Supplied information:
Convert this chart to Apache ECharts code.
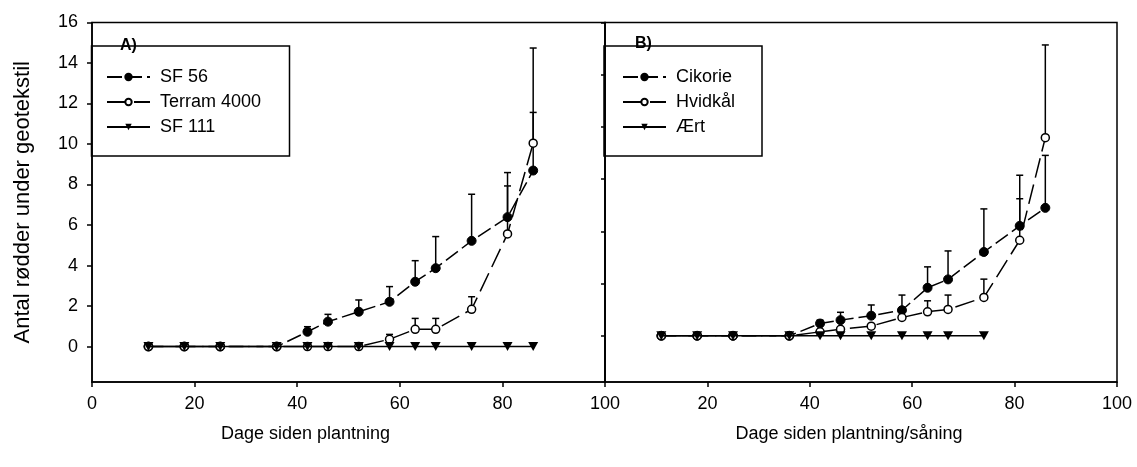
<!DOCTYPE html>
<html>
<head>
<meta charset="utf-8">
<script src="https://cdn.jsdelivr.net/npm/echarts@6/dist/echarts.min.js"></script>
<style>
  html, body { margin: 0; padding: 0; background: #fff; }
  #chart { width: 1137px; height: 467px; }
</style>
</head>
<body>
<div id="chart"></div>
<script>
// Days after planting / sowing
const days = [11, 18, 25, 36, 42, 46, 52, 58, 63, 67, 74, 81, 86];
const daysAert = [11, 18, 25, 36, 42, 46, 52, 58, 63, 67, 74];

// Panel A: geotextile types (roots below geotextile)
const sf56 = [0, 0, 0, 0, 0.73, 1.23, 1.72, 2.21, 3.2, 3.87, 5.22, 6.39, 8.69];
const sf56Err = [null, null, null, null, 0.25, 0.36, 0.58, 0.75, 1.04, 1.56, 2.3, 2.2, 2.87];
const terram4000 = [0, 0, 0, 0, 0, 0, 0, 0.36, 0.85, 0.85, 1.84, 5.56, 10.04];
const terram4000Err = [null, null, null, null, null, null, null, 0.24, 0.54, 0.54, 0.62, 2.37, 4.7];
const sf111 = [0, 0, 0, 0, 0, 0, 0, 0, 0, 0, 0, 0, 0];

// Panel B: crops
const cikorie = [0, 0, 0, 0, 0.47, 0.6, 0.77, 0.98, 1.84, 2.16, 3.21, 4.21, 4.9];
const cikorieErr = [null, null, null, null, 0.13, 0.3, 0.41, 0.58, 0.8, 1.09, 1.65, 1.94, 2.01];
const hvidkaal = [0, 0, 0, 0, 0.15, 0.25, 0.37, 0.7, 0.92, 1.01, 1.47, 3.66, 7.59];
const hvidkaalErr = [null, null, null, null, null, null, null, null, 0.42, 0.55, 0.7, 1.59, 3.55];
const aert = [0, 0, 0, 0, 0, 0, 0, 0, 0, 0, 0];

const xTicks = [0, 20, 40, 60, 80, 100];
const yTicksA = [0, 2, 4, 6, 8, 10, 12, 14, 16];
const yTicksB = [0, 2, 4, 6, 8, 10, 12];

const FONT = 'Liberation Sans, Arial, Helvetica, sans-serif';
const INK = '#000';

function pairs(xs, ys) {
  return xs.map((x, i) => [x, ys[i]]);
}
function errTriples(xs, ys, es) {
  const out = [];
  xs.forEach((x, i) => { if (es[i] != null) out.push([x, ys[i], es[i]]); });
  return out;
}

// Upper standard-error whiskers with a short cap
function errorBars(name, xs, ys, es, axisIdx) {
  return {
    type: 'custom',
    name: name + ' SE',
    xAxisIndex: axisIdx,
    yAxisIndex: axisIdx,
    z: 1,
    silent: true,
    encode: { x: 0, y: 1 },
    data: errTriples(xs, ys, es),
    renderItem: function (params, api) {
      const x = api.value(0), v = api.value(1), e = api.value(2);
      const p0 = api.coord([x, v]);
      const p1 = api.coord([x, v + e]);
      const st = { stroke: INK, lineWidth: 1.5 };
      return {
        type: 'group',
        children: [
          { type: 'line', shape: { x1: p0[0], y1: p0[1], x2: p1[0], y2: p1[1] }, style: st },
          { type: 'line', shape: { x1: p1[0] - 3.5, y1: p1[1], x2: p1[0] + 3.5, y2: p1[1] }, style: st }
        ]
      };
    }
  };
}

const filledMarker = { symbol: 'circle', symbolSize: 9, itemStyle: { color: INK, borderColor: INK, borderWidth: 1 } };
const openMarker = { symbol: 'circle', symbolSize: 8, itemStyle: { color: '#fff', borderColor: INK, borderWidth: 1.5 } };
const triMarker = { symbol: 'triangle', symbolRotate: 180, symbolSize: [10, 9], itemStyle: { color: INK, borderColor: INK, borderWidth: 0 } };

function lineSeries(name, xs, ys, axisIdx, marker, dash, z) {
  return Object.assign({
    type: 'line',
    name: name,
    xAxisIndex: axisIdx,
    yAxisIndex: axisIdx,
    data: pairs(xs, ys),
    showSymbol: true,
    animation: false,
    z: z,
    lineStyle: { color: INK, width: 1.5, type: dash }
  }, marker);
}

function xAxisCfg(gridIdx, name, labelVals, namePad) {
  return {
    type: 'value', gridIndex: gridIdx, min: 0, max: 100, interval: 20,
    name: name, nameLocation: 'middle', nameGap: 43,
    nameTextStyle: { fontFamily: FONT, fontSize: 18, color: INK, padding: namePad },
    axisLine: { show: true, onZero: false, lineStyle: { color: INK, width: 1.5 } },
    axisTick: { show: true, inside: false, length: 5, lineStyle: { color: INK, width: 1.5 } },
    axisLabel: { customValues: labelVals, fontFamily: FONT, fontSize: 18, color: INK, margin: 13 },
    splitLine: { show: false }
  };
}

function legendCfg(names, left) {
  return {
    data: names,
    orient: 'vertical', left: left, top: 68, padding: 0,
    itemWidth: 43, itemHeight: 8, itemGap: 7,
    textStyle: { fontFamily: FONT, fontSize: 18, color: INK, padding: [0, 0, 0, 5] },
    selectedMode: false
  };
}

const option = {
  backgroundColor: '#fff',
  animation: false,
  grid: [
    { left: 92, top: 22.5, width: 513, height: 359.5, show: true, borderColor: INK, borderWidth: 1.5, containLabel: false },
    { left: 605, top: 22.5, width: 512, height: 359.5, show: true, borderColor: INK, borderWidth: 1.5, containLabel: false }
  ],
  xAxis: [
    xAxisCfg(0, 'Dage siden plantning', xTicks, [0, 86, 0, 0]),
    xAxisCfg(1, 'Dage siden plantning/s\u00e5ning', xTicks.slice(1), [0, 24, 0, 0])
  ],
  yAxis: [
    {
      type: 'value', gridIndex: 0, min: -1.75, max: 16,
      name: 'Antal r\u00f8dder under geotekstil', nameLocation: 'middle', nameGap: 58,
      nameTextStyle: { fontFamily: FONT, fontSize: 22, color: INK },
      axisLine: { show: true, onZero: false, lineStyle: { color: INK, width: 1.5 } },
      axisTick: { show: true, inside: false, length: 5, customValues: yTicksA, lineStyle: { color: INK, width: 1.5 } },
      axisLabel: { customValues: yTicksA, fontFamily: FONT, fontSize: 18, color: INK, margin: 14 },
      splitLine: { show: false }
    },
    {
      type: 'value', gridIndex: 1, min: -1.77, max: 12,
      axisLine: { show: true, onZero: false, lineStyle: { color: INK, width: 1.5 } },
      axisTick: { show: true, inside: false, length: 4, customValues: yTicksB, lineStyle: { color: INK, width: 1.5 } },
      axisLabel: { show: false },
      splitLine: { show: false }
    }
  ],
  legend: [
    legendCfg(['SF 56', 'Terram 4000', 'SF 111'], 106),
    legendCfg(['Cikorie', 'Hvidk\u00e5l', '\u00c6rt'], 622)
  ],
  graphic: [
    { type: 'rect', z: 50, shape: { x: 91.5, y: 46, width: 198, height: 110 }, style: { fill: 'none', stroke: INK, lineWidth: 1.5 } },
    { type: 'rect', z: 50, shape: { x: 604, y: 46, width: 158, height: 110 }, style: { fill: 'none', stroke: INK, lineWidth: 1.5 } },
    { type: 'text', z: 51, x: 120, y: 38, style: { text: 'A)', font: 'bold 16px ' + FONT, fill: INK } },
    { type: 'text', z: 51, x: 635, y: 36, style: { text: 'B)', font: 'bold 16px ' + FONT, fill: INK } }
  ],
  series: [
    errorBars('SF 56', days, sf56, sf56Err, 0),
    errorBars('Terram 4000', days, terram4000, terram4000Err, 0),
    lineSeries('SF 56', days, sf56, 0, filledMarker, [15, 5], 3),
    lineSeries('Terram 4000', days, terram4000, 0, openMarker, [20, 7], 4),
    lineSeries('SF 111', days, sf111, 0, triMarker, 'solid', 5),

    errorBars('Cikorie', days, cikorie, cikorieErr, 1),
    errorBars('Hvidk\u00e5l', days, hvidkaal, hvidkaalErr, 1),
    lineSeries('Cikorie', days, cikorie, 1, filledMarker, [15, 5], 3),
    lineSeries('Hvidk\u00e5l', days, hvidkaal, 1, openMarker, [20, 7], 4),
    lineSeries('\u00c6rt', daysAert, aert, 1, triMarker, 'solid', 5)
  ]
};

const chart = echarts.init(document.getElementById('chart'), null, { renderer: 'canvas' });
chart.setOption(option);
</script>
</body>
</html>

Task: Leave out the pictures. Transcribe only the lines above, from the first through the one that contains "const INK = '#000';".

Response to this exercise:
Convert this chart to Apache ECharts code.
<!DOCTYPE html>
<html>
<head>
<meta charset="utf-8">
<script src="https://cdn.jsdelivr.net/npm/echarts@6/dist/echarts.min.js"></script>
<style>
  html, body { margin: 0; padding: 0; background: #fff; }
  #chart { width: 1137px; height: 467px; }
</style>
</head>
<body>
<div id="chart"></div>
<script>
// Days after planting / sowing
const days = [11, 18, 25, 36, 42, 46, 52, 58, 63, 67, 74, 81, 86];
const daysAert = [11, 18, 25, 36, 42, 46, 52, 58, 63, 67, 74];

// Panel A: geotextile types (roots below geotextile)
const sf56 = [0, 0, 0, 0, 0.73, 1.23, 1.72, 2.21, 3.2, 3.87, 5.22, 6.39, 8.69];
const sf56Err = [null, null, null, null, 0.25, 0.36, 0.58, 0.75, 1.04, 1.56, 2.3, 2.2, 2.87];
const terram4000 = [0, 0, 0, 0, 0, 0, 0, 0.36, 0.85, 0.85, 1.84, 5.56, 10.04];
const terram4000Err = [null, null, null, null, null, null, null, 0.24, 0.54, 0.54, 0.62, 2.37, 4.7];
const sf111 = [0, 0, 0, 0, 0, 0, 0, 0, 0, 0, 0, 0, 0];

// Panel B: crops
const cikorie = [0, 0, 0, 0, 0.47, 0.6, 0.77, 0.98, 1.84, 2.16, 3.21, 4.21, 4.9];
const cikorieErr = [null, null, null, null, 0.13, 0.3, 0.41, 0.58, 0.8, 1.09, 1.65, 1.94, 2.01];
const hvidkaal = [0, 0, 0, 0, 0.15, 0.25, 0.37, 0.7, 0.92, 1.01, 1.47, 3.66, 7.59];
const hvidkaalErr = [null, null, null, null, null, null, null, null, 0.42, 0.55, 0.7, 1.59, 3.55];
const aert = [0, 0, 0, 0, 0, 0, 0, 0, 0, 0, 0];

const xTicks = [0, 20, 40, 60, 80, 100];
const yTicksA = [0, 2, 4, 6, 8, 10, 12, 14, 16];
const yTicksB = [0, 2, 4, 6, 8, 10, 12];

const FONT = 'Liberation Sans, Arial, Helvetica, sans-serif';
const INK = '#000';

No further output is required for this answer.